Consistency builds confidence because it signals stability and professionalism.
- Website consistency: voice, visuals, and structure should feel unified across pages.
- Google Business Profile consistency: accurate categories, services, photos, and business information.
- Social media consistency: tone, posting cadence, and visual presentation should match the firm identity.
- Email consistency: professional signatures, consistent language, and clear next-step guidance.
The firms that feel “trustworthy” online are rarely doing one thing perfectly. They are doing many small things consistently.
Step 9: Measure Trust Through Behavior Signals
Trust is emotional, but its impact is measurable. If your identity is strengthening, you will see it in engagement and conversion patterns over time.
- Higher engagement: visitors spend more time on practice pages and scroll deeper.

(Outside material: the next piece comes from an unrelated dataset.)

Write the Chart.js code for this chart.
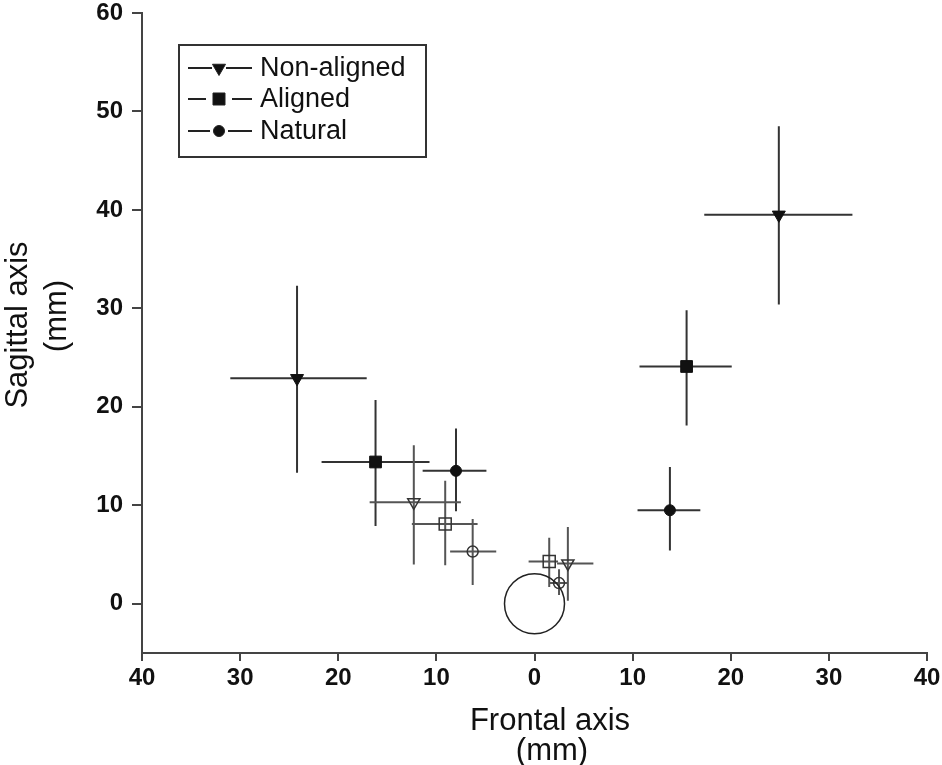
<!DOCTYPE html>
<html>
<head>
<meta charset="utf-8">
<script src="https://cdn.jsdelivr.net/npm/chart.js@4.4.1/dist/chart.umd.min.js"></script>
<style>
  html, body { margin: 0; padding: 0; background: #fff; }
  #wrap { width: 942px; height: 765px; }
</style>
</head>
<body>
<div id="wrap"><canvas id="chart"></canvas></div>
<script>
// each row: x, y, x low, x high, y low, y high (mm)
const nonAligned = [
  [-24.2, 22.9, -31.0, -17.1, 13.3, 32.3],
  [24.9, 39.5, 17.3, 32.4, 30.4, 48.5]
];
const aligned = [
  [-16.2, 14.4, -21.7, -10.7, 7.9, 20.7],
  [15.5, 24.1, 10.7, 20.1, 18.1, 29.8]
];
const natural = [
  [-8.0, 13.5, -11.4, -4.9, 9.4, 17.8],
  [13.8, 9.5, 10.5, 16.9, 5.4, 13.9]
];
const nonAlignedOpen = [
  [-12.3, 10.3, -16.8, -7.5, 4.0, 16.1],
  [3.4, 4.1, 2.3, 6.0, 0.3, 7.8]
];
const alignedOpen = [
  [-9.1, 8.1, -12.5, -5.8, 3.9, 12.5],
  [1.5, 4.3, -0.6, 2.4, 1.7, 6.7]
];
const naturalOpen = [
  [-6.3, 5.3, -8.6, -3.9, 1.9, 8.6],
  [2.5, 2.1, 1.5, 3.4, 0.9, 3.5]
];
const origin = [[0, 0]];
const xTicks = [-40, -30, -20, -10, 0, 10, 20, 30, 40];
const yTicks = [0, 10, 20, 30, 40, 50, 60];
const legendNames = ['Non-aligned', 'Aligned', 'Natural'];

const FONT = "'Liberation Sans', Arial, sans-serif";
const INK = '#111';

function toPoints(rows) {
  return rows.map(r => ({ x: r[0], y: r[1] }));
}

function drawMarker(ctx, style, x, y, r, filled) {
  ctx.beginPath();
  if (style === 'triangle') {
    ctx.moveTo(x - r * 0.87, y - r * 0.5);
    ctx.lineTo(x + r * 0.87, y - r * 0.5);
    ctx.lineTo(x, y + r);
    ctx.closePath();
  } else if (style === 'rect') {
    const s = r * Math.SQRT1_2;
    ctx.rect(x - s, y - s, 2 * s, 2 * s);
  } else {
    ctx.arc(x, y, r, 0, Math.PI * 2);
  }
  if (filled) ctx.fill();
  ctx.stroke();
}

const errorBars = {
  id: 'errorBars',
  beforeDatasetsDraw(chart) {
    const { ctx, scales: { x, y } } = chart;
    ctx.save();
    chart.data.datasets.forEach(ds => {
      if (!ds.rows || ds.rows[0].length < 6) return;
      ctx.strokeStyle = ds.barColor;
      ctx.lineWidth = 2;
      ds.rows.forEach(r => {
        const px = x.getPixelForValue(r[0]);
        const py = y.getPixelForValue(r[1]);
        ctx.beginPath();
        ctx.moveTo(x.getPixelForValue(r[2]), py);
        ctx.lineTo(x.getPixelForValue(r[3]), py);
        ctx.moveTo(px, y.getPixelForValue(r[4]));
        ctx.lineTo(px, y.getPixelForValue(r[5]));
        ctx.stroke();
      });
    });
    ctx.restore();
  }
};

// legend box and the two axis titles
const decorations = {
  id: 'decorations',
  afterDraw(chart) {
    const ctx = chart.ctx;
    ctx.save();
    ctx.strokeStyle = '#333';
    ctx.lineWidth = 2;
    ctx.strokeRect(179, 45, 247, 112);

    const styles = ['triangle', 'rect', 'circle'];
    const sizes = [7.5, 8.5, 5.5];
    const gaps = [7, 13, 9];
    const rowsY = [68, 99, 131];
    ctx.fillStyle = INK;
    ctx.font = '27px ' + FONT;
    ctx.textBaseline = 'middle';
    styles.forEach((st, i) => {
      const cy = rowsY[i], cx = 219;
      ctx.strokeStyle = '#222';
      ctx.lineWidth = 2;
      ctx.beginPath();
      ctx.moveTo(188, cy); ctx.lineTo(cx - gaps[i], cy);
      ctx.moveTo(cx + gaps[i], cy); ctx.lineTo(252, cy);
      ctx.stroke();
      ctx.lineWidth = 1;
      drawMarker(ctx, st, cx, cy, sizes[i], true);
      ctx.fillText(legendNames[i], 260, cy + 1);
    });

    ctx.font = '31px ' + FONT;
    ctx.textAlign = 'center';
    ctx.textBaseline = 'alphabetic';
    ctx.fillText('Frontal axis', 550, 730);
    ctx.fillText('(mm)', 552, 760);

    ctx.save();
    ctx.translate(27, 325);
    ctx.rotate(-Math.PI / 2);
    ctx.fillText('Sagittal axis', 0, 0);
    ctx.restore();
    ctx.save();
    ctx.translate(66, 316);
    ctx.rotate(-Math.PI / 2);
    ctx.fillText('(mm)', 0, 0);
    ctx.restore();
    ctx.restore();
  }
};

function series(label, rows, style, radius, filled, barColor) {
  return {
    label,
    rows,
    barColor,
    data: toPoints(rows),
    pointStyle: style,
    rotation: style === 'triangle' ? 180 : 0,
    pointRadius: radius,
    pointHoverRadius: radius,
    backgroundColor: filled ? INK : 'rgba(255,255,255,0)',
    borderColor: filled ? INK : '#333',
    borderWidth: filled ? 1 : 1.5
  };
}

const tickFont = { family: FONT, size: 24, weight: 'bold', lineHeight: 1 };

new Chart(document.getElementById('chart'), {
  type: 'scatter',
  data: {
    datasets: [
      {
        label: 'origin',
        rows: origin,
        data: toPoints(origin),
        pointStyle: 'circle',
        pointRadius: 30,
        pointHoverRadius: 30,
        backgroundColor: 'rgba(255,255,255,0)',
        borderColor: '#222',
        borderWidth: 1.5
      },
      series('Non-aligned', nonAligned, 'triangle', 7.5, true, '#333'),
      series('Aligned', aligned, 'rect', 8.3, true, '#333'),
      series('Natural', natural, 'circle', 5.5, true, '#333'),
      series('Non-aligned open', nonAlignedOpen, 'triangle', 7, false, '#555'),
      series('Aligned open', alignedOpen, 'rect', 8.5, false, '#555'),
      series('Natural open', naturalOpen, 'circle', 5.5, false, '#555')
    ]
  },
  options: {
    responsive: true,
    maintainAspectRatio: false,
    animation: false,
    devicePixelRatio: 1,
    layout: { autoPadding: false, padding: { top: 13, right: 15, left: 0, bottom: 0 } },
    plugins: { legend: { display: false }, tooltip: { enabled: false } },
    scales: {
      x: {
        type: 'linear',
        min: -40,
        max: 40,
        afterBuildTicks: s => { s.ticks = xTicks.map(v => ({ value: v })); },
        afterFit: s => {
          s.height = 112;
          s.paddingLeft = 0; s.paddingRight = 0;
        },
        ticks: {
          callback: v => String(Math.abs(v)),
          font: tickFont,
          color: INK,
          padding: 5,
          maxRotation: 0,
          autoSkip: false
        },
        grid: { drawOnChartArea: false, drawTicks: true, tickLength: 8, color: '#444', lineWidth: 2 },
        border: { display: true, color: '#444', width: 2 }
      },
      y: {
        type: 'linear',
        min: -5,
        max: 60,
        afterBuildTicks: s => { s.ticks = yTicks.map(v => ({ value: v })); },
        afterFit: s => {
          s.width = 142;
          s.paddingTop = 0; s.paddingBottom = 0;
        },
        ticks: { font: tickFont, color: INK, padding: 9, autoSkip: false },
        grid: { drawOnChartArea: false, drawTicks: true, tickLength: 10, color: '#444', lineWidth: 2 },
        border: { display: true, color: '#444', width: 2 }
      }
    }
  },
  plugins: [errorBars, decorations]
});
</script>
</body>
</html>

- More branded searches: people begin searching your firm name directly, which is one of the strongest signs of brand traction.
- Improved conversion rate: more calls and form submissions from the same traffic volume.
- Better lead quality: prospects come in more informed, with clearer expectations, and stronger intent.
Identity is not a vague concept when you track the right indicators. It is a performance driver.
The Bottom Line: A Trusted Identity Is the Most Valuable Brand Asset You Can Build
Law firms often chase tactics—new ads, new SEO tricks, new social strategies—without realizing that the real competitive advantage is trust. And trust is built through identity.
When your firm’s identity is clear, consistent, and credible, marketing becomes easier. SEO converts better because prospects believe you. PPC performs better because the brand feels familiar. Referrals increase because people understand what you stand for. And your intake conversations improve because prospects arrive with confidence.
The law firm identity blueprint is not about looking polished. It is about becoming the firm clients trust when they need help. If you define your identity pillars, build a real value proposition, align voice and visuals, systemize messaging, prove expertise through content, strengthen reputation, and create consistency across touchpoints, your brand will stop blending in—and start attracting better cases.
In a crowded digital world, the most trusted firm often wins. Your identity is how you earn that trust—before the phone ever rings.